I am not sure how easy it will be to get another copy of T’s important article on Spivak but I am recycling it because I simply must get a clearer desk, and clearer shelves.
She says that it is not so much that Spivak puts French feminism in an international frame but that she finds an international frame for French feminism. Spivak’s article is to read in France among the French but does not really speak to an international audience.
Said spoke of a conspiracy of theory, theorists all affirm each other and come up with a kind of orthodoxy. Is it ever possible to ensure the nonimperialist use and application of seemingly “politically correct” theoretical frameworks?
The Said article is in Foster, The Anti-Aesthetic. Said, in almost his exact words: In systems evidence gets homogenized very easily. Criticism as such is crowded out and disallowed from the start; hence, it is impossible.

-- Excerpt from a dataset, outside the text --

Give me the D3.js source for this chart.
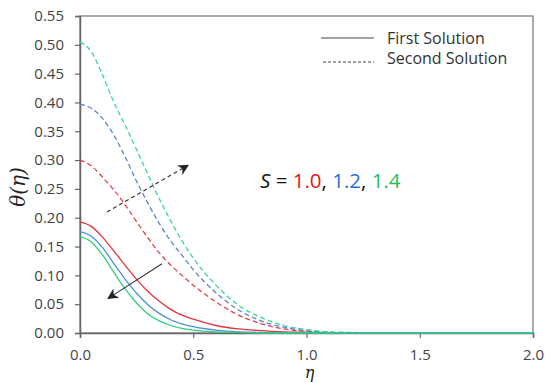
<!DOCTYPE html>
<html>
<head>
<meta charset="utf-8">
<script src="https://cdn.jsdelivr.net/npm/d3@7"></script>
<style>
  body { margin: 0; background: #fff; }
  text { font-family: "Open Sans", "DejaVu Sans", sans-serif; }
</style>
</head>
<body>
<div id="canvas"></div>
<script>
"use strict";

// eta grid and theta values
let eta = [0, 0.05, 0.1, 0.15, 0.2, 0.25, 0.3, 0.35, 0.4, 0.45, 0.5, 0.6, 0.7, 0.8, 0.9, 1.0, 1.1, 1.2, 1.4, 1.6, 2.0];

let firstS10 = [0.193, 0.185, 0.166, 0.142, 0.117, 0.093, 0.072, 0.055, 0.041, 0.031, 0.024, 0.013, 0.007, 0.004, 0.002, 0.001, 0, 0, 0, 0, 0];
let firstS12 = [0.176, 0.168, 0.148, 0.120, 0.093, 0.069, 0.049, 0.034, 0.023, 0.016, 0.011, 0.005, 0.002, 0.001, 0, 0, 0, 0, 0, 0, 0];
let firstS14 = [0.167, 0.158, 0.135, 0.105, 0.076, 0.052, 0.033, 0.021, 0.013, 0.008, 0.005, 0.002, 0.001, 0, 0, 0, 0, 0, 0, 0, 0];

let secondS10 = [0.300, 0.290, 0.270, 0.248, 0.222, 0.193, 0.165, 0.139, 0.118, 0.100, 0.083, 0.054, 0.031, 0.016, 0.007, 0.003, 0.001, 0, 0, 0, 0];
let secondS12 = [0.397, 0.390, 0.372, 0.343, 0.305, 0.263, 0.225, 0.190, 0.160, 0.135, 0.110, 0.070, 0.040, 0.021, 0.010, 0.004, 0.001, 0, 0, 0, 0];
let secondS14 = [0.505, 0.488, 0.447, 0.400, 0.360, 0.318, 0.275, 0.233, 0.195, 0.160, 0.130, 0.083, 0.048, 0.027, 0.013, 0.006, 0.002, 0.001, 0, 0, 0];

let sLabels = ["1.0", "1.2", "1.4"];
let xTicks = [0, 0.5, 1.0, 1.5, 2.0];
let yTicks = [0, 0.05, 0.1, 0.15, 0.2, 0.25, 0.3, 0.35, 0.4, 0.45, 0.5, 0.55];

let lineColors = ["#e4343e", "#4f8fd8", "#2fd07c"];
let dashColors = ["#e0404a", "#5a82cc", "#3ad49c"];
let textColors = ["#e8141e", "#2f6fd8", "#1fbf5f"];

let width = 550, height = 383;
let margin = {left: 80, right: 17, top: 16, bottom: 50};

let drawing = d3.select("#canvas")
    .append("svg")
    .attr("width", width)
    .attr("height", height);

let x = d3.scaleLinear().domain([0, 2]).range([margin.left, width - margin.right]);
let y = d3.scaleLinear().domain([0, 0.55]).range([height - margin.bottom, margin.top]);

// frame (top + right)
drawing.append("rect")
    .attr("x", x(0)).attr("y", y(0.55))
    .attr("width", x(2) - x(0)).attr("height", y(0) - y(0.55))
    .attr("fill", "none")
    .attr("stroke", "#777")
    .attr("stroke-width", 1.2);

let xAxis = drawing.append("g")
    .attr("transform", `translate(0,${y(0)})`)
    .call(d3.axisBottom(x).tickValues(xTicks).tickSize(5).tickFormat(d3.format(".1f")));

let yAxis = drawing.append("g")
    .attr("transform", `translate(${x(0)},0)`)
    .call(d3.axisLeft(y).tickValues(yTicks).tickSize(5).tickFormat(d3.format(".2f")));

[xAxis, yAxis].forEach(function (ax) {
    ax.select(".domain").attr("stroke", "#666").attr("stroke-width", 1.5);
    ax.selectAll(".tick line").attr("stroke", "#666").attr("stroke-width", 1.2);
    ax.selectAll(".tick text")
        .attr("fill", "#444")
        .style("font-size", "15px")
        .style("font-family", "'Open Sans', sans-serif");
});
xAxis.selectAll(".tick text").attr("y", 9).attr("dy", "1.2em");
yAxis.selectAll(".tick text").attr("x", -16);

let line = d3.line()
    .x((d, i) => x(eta[i]))
    .y(d => y(d))
    .curve(d3.curveMonotoneX);

let plot = drawing.append("g");

[secondS10, secondS12, secondS14].forEach(function (vals, i) {
    plot.append("path")
        .attr("d", line(vals))
        .attr("fill", "none")
        .attr("stroke", dashColors[i])
        .attr("stroke-width", 1.3)
        .attr("stroke-dasharray", "5,3");
});

[firstS10, firstS12, firstS14].forEach(function (vals, i) {
    plot.append("path")
        .attr("d", line(vals))
        .attr("fill", "none")
        .attr("stroke", lineColors[i])
        .attr("stroke-width", 1.3);
});

// arrows
let defs = drawing.append("defs");
defs.append("marker")
    .attr("id", "head")
    .attr("viewBox", "0 0 10 10")
    .attr("refX", 8).attr("refY", 5)
    .attr("markerWidth", 11).attr("markerHeight", 11)
    .attr("markerUnits", "userSpaceOnUse")
    .attr("orient", "auto")
    .append("path")
    .attr("d", "M0,0 L10,5 L0,10 L3,5 Z")
    .attr("fill", "#222");

drawing.append("line")
    .attr("x1", x(0.119)).attr("y1", y(0.21))
    .attr("x2", x(0.473)).attr("y2", y(0.29))
    .attr("stroke", "#333").attr("stroke-width", 1.1)
    .attr("stroke-dasharray", "4,3")
    .attr("marker-end", "url(#head)");

drawing.append("line")
    .attr("x1", x(0.362)).attr("y1", y(0.12))
    .attr("x2", x(0.128)).attr("y2", y(0.061))
    .attr("stroke", "#333").attr("stroke-width", 1.1)
    .attr("marker-end", "url(#head)");

// S label
let sText = drawing.append("text")
    .attr("x", 260).attr("y", 188)
    .style("font-size", "20.5px")
    .attr("fill", "#111");
sText.append("tspan").text("S").style("font-style", "italic");
sText.append("tspan").text(" = ");
sLabels.forEach(function (s, i) {
    sText.append("tspan").text(s).attr("fill", textColors[i]);
    if (i < sLabels.length - 1) sText.append("tspan").text(", ");
});

// legend
let legend = drawing.append("g");
legend.append("line")
    .attr("x1", 321).attr("x2", 374).attr("y1", 38).attr("y2", 38)
    .attr("stroke", "#444").attr("stroke-width", 1);
legend.append("line")
    .attr("x1", 323).attr("x2", 374).attr("y1", 62).attr("y2", 62)
    .attr("stroke", "#444").attr("stroke-width", 1)
    .attr("stroke-dasharray", "3,2");
legend.append("text").attr("x", 387).attr("y", 44)
    .style("font-size", "16px").attr("fill", "#333").text("First Solution");
legend.append("text").attr("x", 387).attr("y", 64)
    .style("font-size", "16px").attr("fill", "#333").text("Second Solution");

// axis titles
drawing.append("text")
    .attr("x", (x(0) + x(2)) / 2 + 3).attr("y", 378)
    .attr("text-anchor", "middle")
    .style("font-family", "'DejaVu Serif', serif")
    .style("font-style", "italic")
    .style("font-size", "16px")
    .attr("fill", "#222")
    .text("η");

drawing.append("text")
    .attr("transform", "translate(25,187) rotate(-90)")
    .attr("text-anchor", "middle")
    .style("font-family", "'DejaVu Serif', serif")
    .style("font-style", "italic")
    .style("font-size", "20px")
    .attr("fill", "#222")
    .text("θ(η)");
</script>
</body>
</html>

In the end one learns to manipulate bits of the system like so many parts of a machine. The universal system does not in fact take in a great deal: it screens out what it cannot directly absorb and repetitively churns out the same answers.
I think this is what happens to Anzaldúa and work on her. She says she is radical and of color and a fluctuating subject and then everyone else says so are they, and so are their objects of study, and a certain theoretical model of the subject is affirmed. It seems not to matter that the way she formulates this is by the same strategies elite Latin American subjects form themselves as allegedly oppositional to Europe–appropriating certain indigenous cultural material to do so.